PDI deputy chairwoman Clara Marion Lientje Sitompul Tambunan,
met with the Ministry of Home Affairs' director general for
sociopolitical affairs, Maj. Gen. Achdary, to present a set of
criteria for the PDI leadership candidates.
One of the criteria clearly specifies that the party's chair
must have actively taken part in the May 1998 election.
"Otherwise, he or she will not pass the screening for the
PDI's leadership race," Clara later told journalists without
specifically mentioning Megawati.
Megawati was ousted in a government-backed rebel PDI congress
in June 1996 and replaced by Soerjadi.
The criteria presented yesterday also stipulate that PDI
leadership candidates should have endeavored to achieve the best
for the party in the general election.
"Any candidate, who contributed to PDI's total failure in last
year's election, should not be renominated at the party
congress," she said.
PDI flopped in the nationwide elections, winning only the
minimum 11 seats in the House of Representatives.
The dominant Golkar won 325 of the 425 House seats up for
grabs, while the United Development Party (PPP) also made big
gains by winning 89 House seats.
Many have attributed PDI's collapse from winning 56 seats in
the 1992 election to just 11, to Megawati's boycott of the poll.

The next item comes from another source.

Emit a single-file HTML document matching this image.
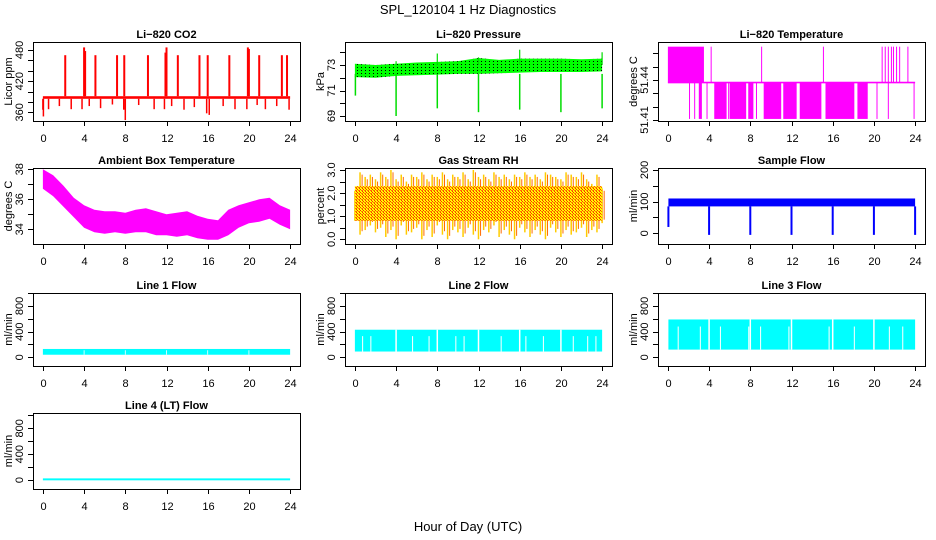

Clara also said yesterday that the next PDI leader should be a
figure capable of uniting the party.
She dismissed the possibility of former minister of
transmigration Siswono Yudohusodo's participation in the
leadership race.
"A candidate must be a PDI cadre, not an outsider," she said.

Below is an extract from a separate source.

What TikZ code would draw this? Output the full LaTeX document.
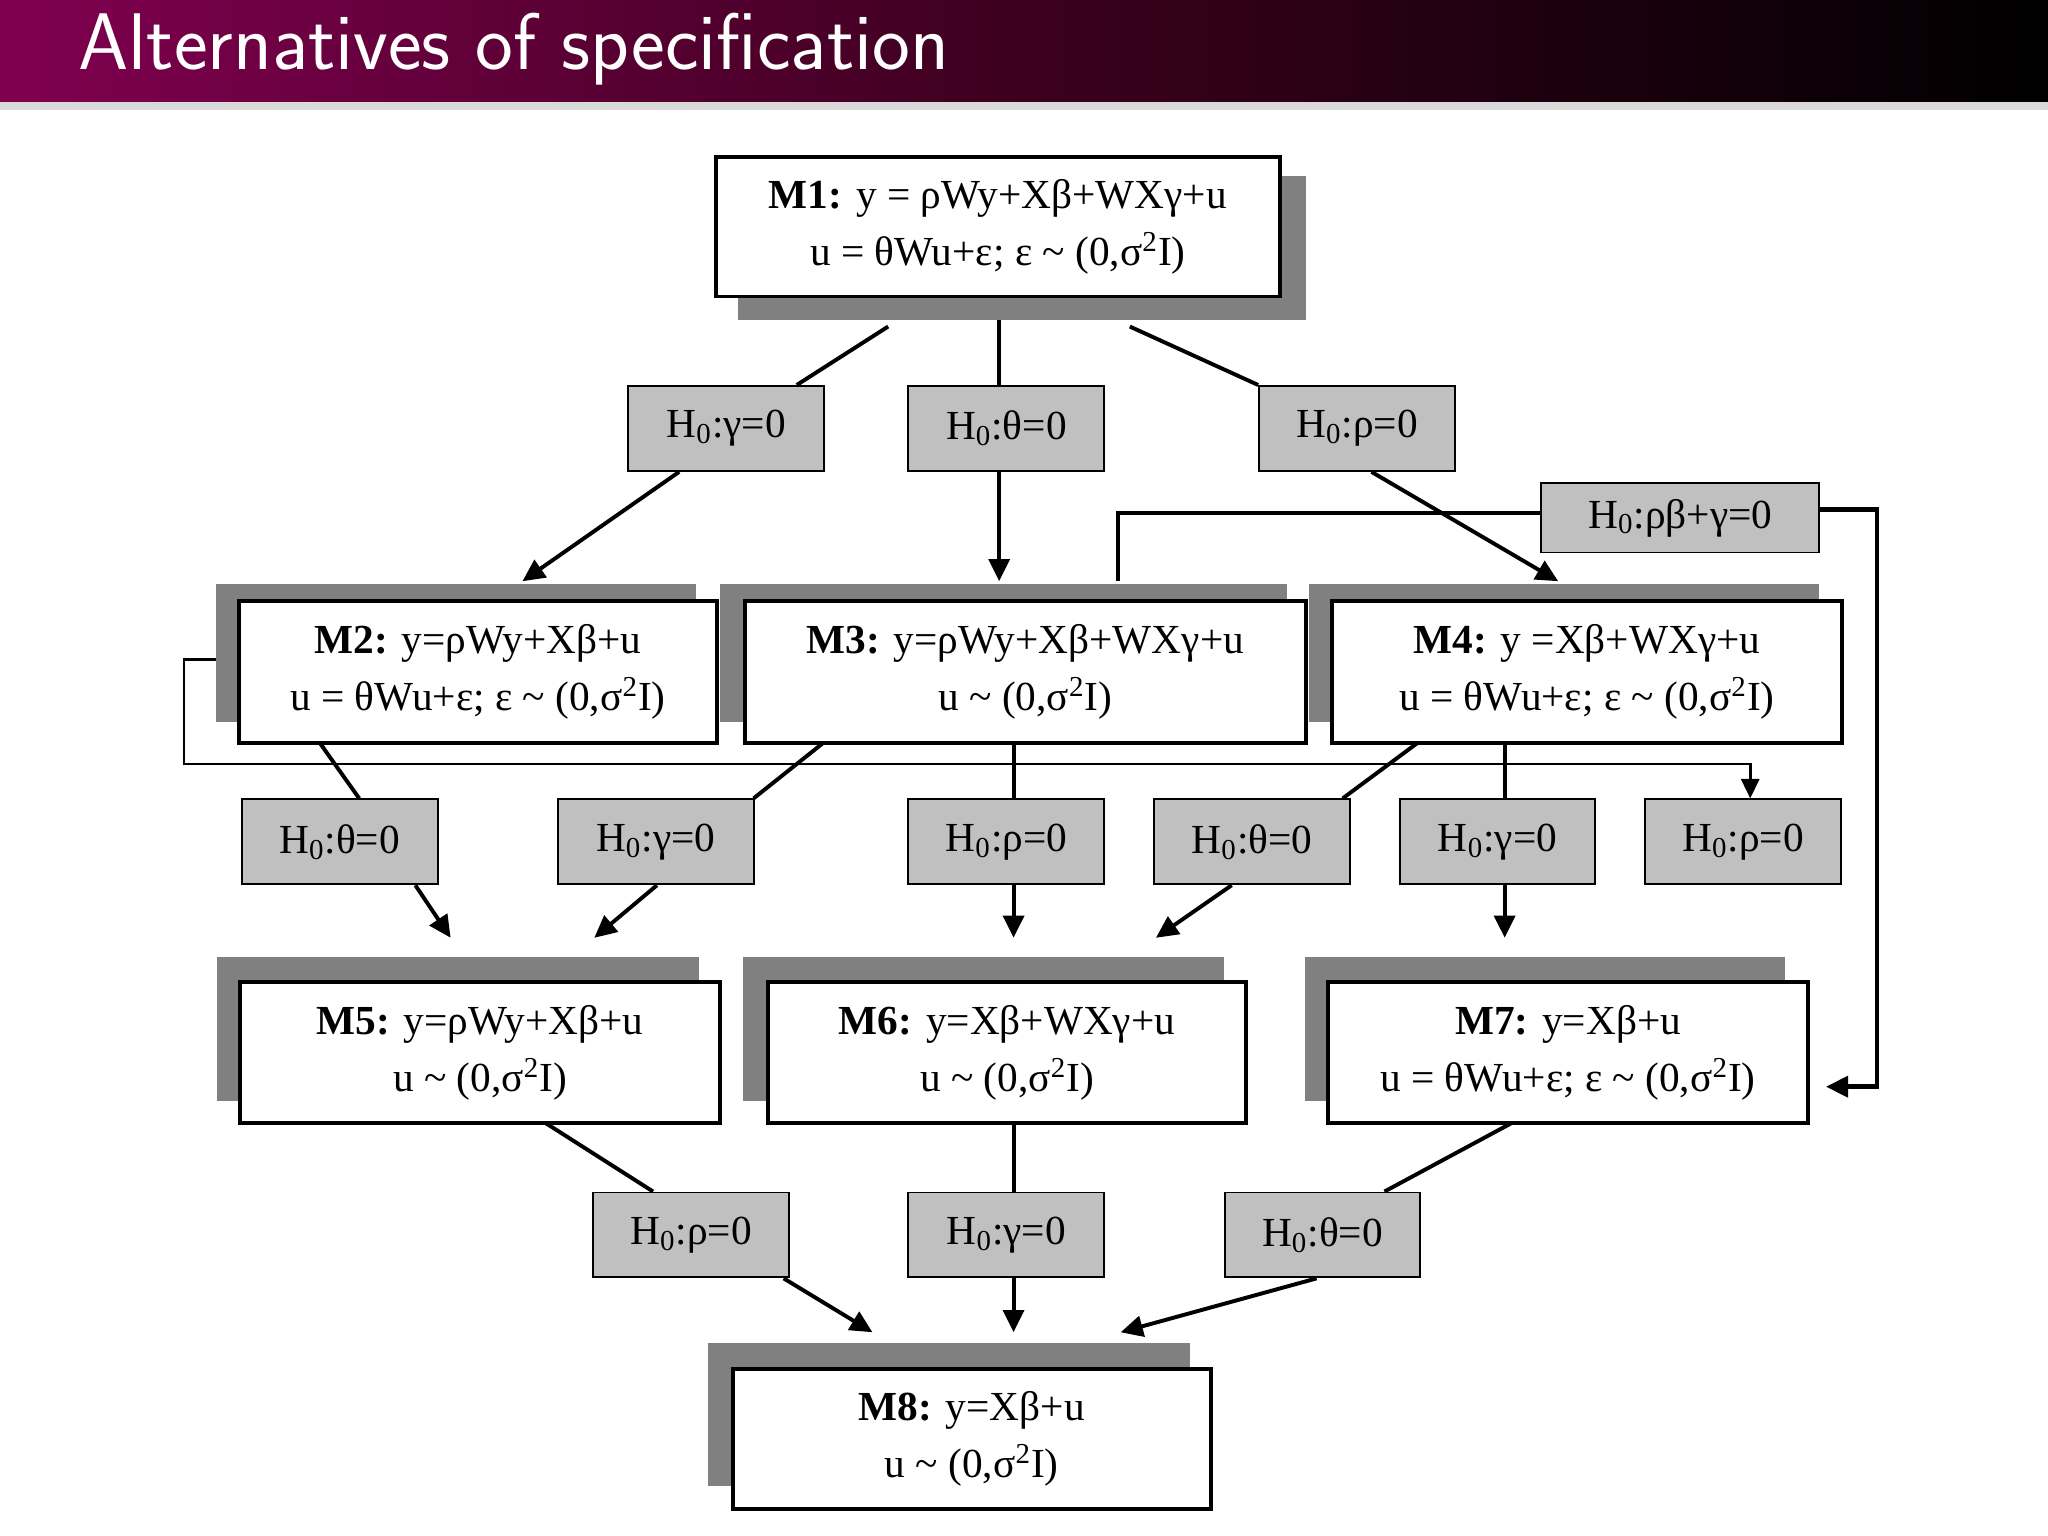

Siswono, a Golkar-turned nationalist, was given ministerial
posts in the fifth and sixth development cabinets because of his
Golkar membership.
He has been described by many as a potential candidate to lead
PDI after Soerjadi.
Asked about the venue for the party congress, Clara said any
city in Java would be suitable as they would be the easiest to
reach.
PDI was born in 1973 out of a merger of five former
Nationalist and Christian political parties -- the Indonesian
Nationalist Party, the Murba Party, the Independence Vanguard
Party, the Indonesian Catholic Party and the Christian Party.